Some of the most fun a curator can have is to bring together works that are in some way linked. Here there’s a treat in every room. The biggest coup is putting together two paintings of Sunflowers and La Berceuse in an arrangement that was suggested by the artist himself. The two paintings of Sunflowers have never been exhibited together. Considering one is normally in London and another in Philadelphia, with La Berceuse in Boston, you won’t have a chance like this again anytime soon.

Vincent van Gogh, Sunflowers, 1888, Oil on canvas, 92.1 × 73 cm, © The National Gallery, London

 

Van Gogh often made works that were part of a series. One such series gave rise to the title of this show – Van Gogh: Poets and Lovers. In the very first room you are met with The Poet and The Lover, both works that depict at once a known individual and a type of a person. The third painting in that room The Poet’s Garden is a depiction of a Public Garden in Arles, but is also the amalgamation of real and idealised worlds of van Gogh’s imagination.

 

Amalgamation is the key to one of the works he himself considered among the most important from the period that this exhibition covers. The Sower takes the idea of a ‘type’ the furthest. Mixing visual references from Japan (the foreground tree) and Christianity (the sun as a halo), van Gogh creates his own heavily symbolic image of the farm labourer as saviour.

The Sower, 1888, Oil on canvas, 73 × 92 cm, Sammlung Emil Bührle, on long-term loan at Kunsthaus Zürich, Photo © Kunsthaus Zürich 

 

The Sower is also a dramatic landscape with a tree cutting through its middle. However many times van Gogh painted trees, no two ever looked the same. You can spend great chunks of time observing just one painting. Each corner of it will provide you with a source of awe. Follow the heavy swirly brushstrokes, be surprised by colour combinations, admire the arrangements. Sometimes we get wide views of sweeping landscapes, at others we are looking down on grass, yet in another one we have a portion of a trunk up close, seemingly blocking part of the view.

 

The show brings together paintings depicting the same landscape several times. In the last room a painting and a drawing hang side by side. There are clear similarities. Traditionally drawings serve as studies for later paintings. But in this case the painting came first! Van Gogh, financially supported by his brother Theo, made this drawing for him. He wanted to show him both the painting he had already completed and the general direction he wanted to take his art. He was heading towards abstraction, a course his brother did not encourage, but which came to define the early twentieth century in art. He did not live to see it.
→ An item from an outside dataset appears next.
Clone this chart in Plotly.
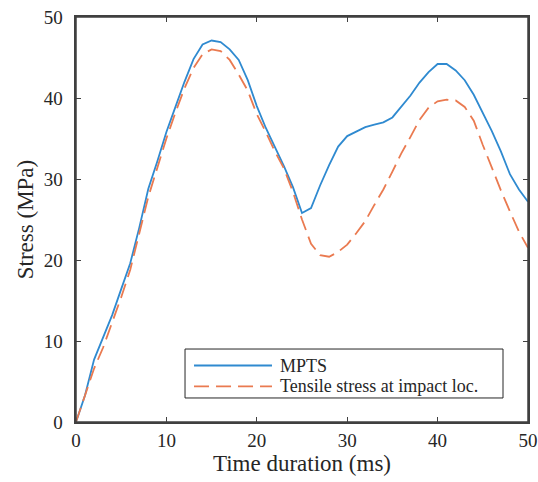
import plotly.graph_objects as go

time_ms = list(range(0, 51))

mpts = [0, 3.3, 7.7, 10.4, 13.2, 16.4, 19.6, 24.0, 28.8, 32.2,
        35.8, 38.9, 42.0, 44.8, 46.6, 47.1, 46.9, 46.0, 44.7, 42.2,
        39.0, 36.3, 34.0, 31.6, 29.0, 25.8, 26.4, 29.2, 31.7, 34.0,
        35.3, 35.9, 36.4, 36.7, 37.0, 37.6, 38.9, 40.3, 41.9, 43.2,
        44.2, 44.2, 43.4, 42.2, 40.4, 38.2, 35.9, 33.4, 30.6, 28.7,
        27.2]

tensile = [0, 3.4, 6.6, 9.2, 12.3, 15.4, 18.8, 23.2, 27.8, 31.4,
           35.0, 38.2, 41.2, 43.7, 45.4, 46.0, 45.8, 44.7, 42.9, 40.9,
           38.0, 35.8, 33.4, 31.3, 28.4, 25.0, 22.0, 20.6, 20.4, 21.0,
           21.9, 23.3, 24.8, 26.8, 28.7, 30.9, 33.2, 35.2, 37.3, 38.8,
           39.6, 39.8, 39.7, 38.9, 37.2, 34.2, 31.3, 28.6, 26.0, 23.5,
           21.5]

series_names = ["MPTS", "Tensile stress at impact loc."]
series_colors = ["#2f8ad0", "#ea7a50"]
dash_pattern = "15px,7px"
x_ticks = [0, 10, 20, 30, 40, 50]
y_ticks = [0, 10, 20, 30, 40, 50]
y_ticktext = [f"{v}\u2009\u2009" for v in y_ticks]

font_family = "Liberation Serif"
axis_color = "#404040"
text_color = "#262626"

fig = go.Figure()
fig.add_trace(go.Scatter(x=time_ms, y=mpts, mode="lines", name=series_names[0],
                         line=dict(color=series_colors[0], width=1.8),
                         showlegend=False))
fig.add_trace(go.Scatter(x=time_ms, y=tensile, mode="lines", name=series_names[1],
                         line=dict(color=series_colors[1], width=1.8, dash=dash_pattern),
                         showlegend=False))

axis_common = dict(
    showgrid=False, zeroline=False, showline=True, mirror="allticks",
    linecolor=axis_color, linewidth=1.5, ticks="inside", ticklen=5,
    tickcolor=axis_color, tickwidth=1, automargin=False,
    tickfont=dict(family=font_family, size=19, color=text_color),
)

leg_x0, leg_x1 = 0.2412, 0.9447
leg_y0, leg_y1 = 0.0593, 0.1802
row_y = [0.1395, 0.0880]
sample_x0, sample_x1 = 0.2611, 0.4336
text_x = 0.4470

shapes = [
    # full plot-area frame (box)
    dict(type="rect", xref="paper", yref="paper", x0=0, x1=1, y0=0, y1=1,
         line=dict(color=axis_color, width=1.5), fillcolor="rgba(0,0,0,0)",
         layer="above"),
    # legend box
    dict(type="rect", xref="paper", yref="paper",
         x0=leg_x0, x1=leg_x1, y0=leg_y0, y1=leg_y1,
         line=dict(color=text_color, width=1), fillcolor="white", layer="above"),
]
annotations = []
for i, name in enumerate(series_names):
    shapes.append(dict(type="line", xref="paper", yref="paper",
                       x0=sample_x0, x1=sample_x1, y0=row_y[i], y1=row_y[i],
                       line=dict(color=series_colors[i], width=1.8,
                                 dash=None if i == 0 else dash_pattern),
                       layer="above"))
    annotations.append(dict(xref="paper", yref="paper", x=text_x, y=row_y[i],
                            xanchor="left", yanchor="middle", showarrow=False,
                            text=name,
                            font=dict(family=font_family, size=18, color=text_color)))

fig.update_layout(
    width=538, height=482,
    margin=dict(l=76, r=10, t=17, b=60),
    paper_bgcolor="white", plot_bgcolor="white",
    font=dict(family=font_family, color=text_color),
    xaxis=dict(range=[0, 50], tickvals=x_ticks,
               title=dict(text="Time duration (ms)", font=dict(size=23), standoff=2),
               **axis_common),
    yaxis=dict(range=[0, 50], tickvals=y_ticks, ticktext=y_ticktext,
               title=dict(text="Stress (MPa)", font=dict(size=23), standoff=4),
               **axis_common),
    shapes=shapes,
    annotations=annotations,
    showlegend=False,
)

fig.write_html("out.html",
               config={"displayModeBar": False},
               post_script="document.body.style.margin='0px';"
                           "document.body.style.overflow='hidden';")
Vincent van Gogh, Starry Night over the Rhône, 1888, Oil on canvas, 72.5 × 92 cm, Musée d’Orsay, Paris, Donation sous réserve d'usufruit de M. et Mme Robert Kahn-Sriber, en souvenir de M. et Mme Fernand Moch, 1975, Photo © Musée d'Orsay, Dist. RMN-Grand Palais / Patrice Schmidt

 

Nowadays van Gogh paintings sell for tens of millions of pounds and the National Gallery sees it fitting to celebrate its 200th anniversary by staging a show of his works. Coincidentally the Sunflowers and Van Gogh’s Chair both entered its collection exactly 100 years ago; they are usually on permanent display – which is famously free of charge, it being the gallery’s founding principle. The temporary exhibition requires a ticket, but it provides access to works that have come from collections around the world – including Amsterdam, Paris, New York, Ottawa and Tokyo to name but a few. There are also four paintings by the artist on free-access display during the exhibition.

 

This show successfully challenged my preconceptions about van Gogh. The stereotypical tortured artist, in and out of a mental asylum, who made pretty paintings – he deserves a closer look. Just as with other great artists, writers and composers, his works took planning and perseverance. And then we lazily call it ‘genius’, because that’s an easier pill to swallow.

 

 

Van Gogh: Poets at Lovers is at the National Gallery, London, 14 September 2024 – 19 January 2025.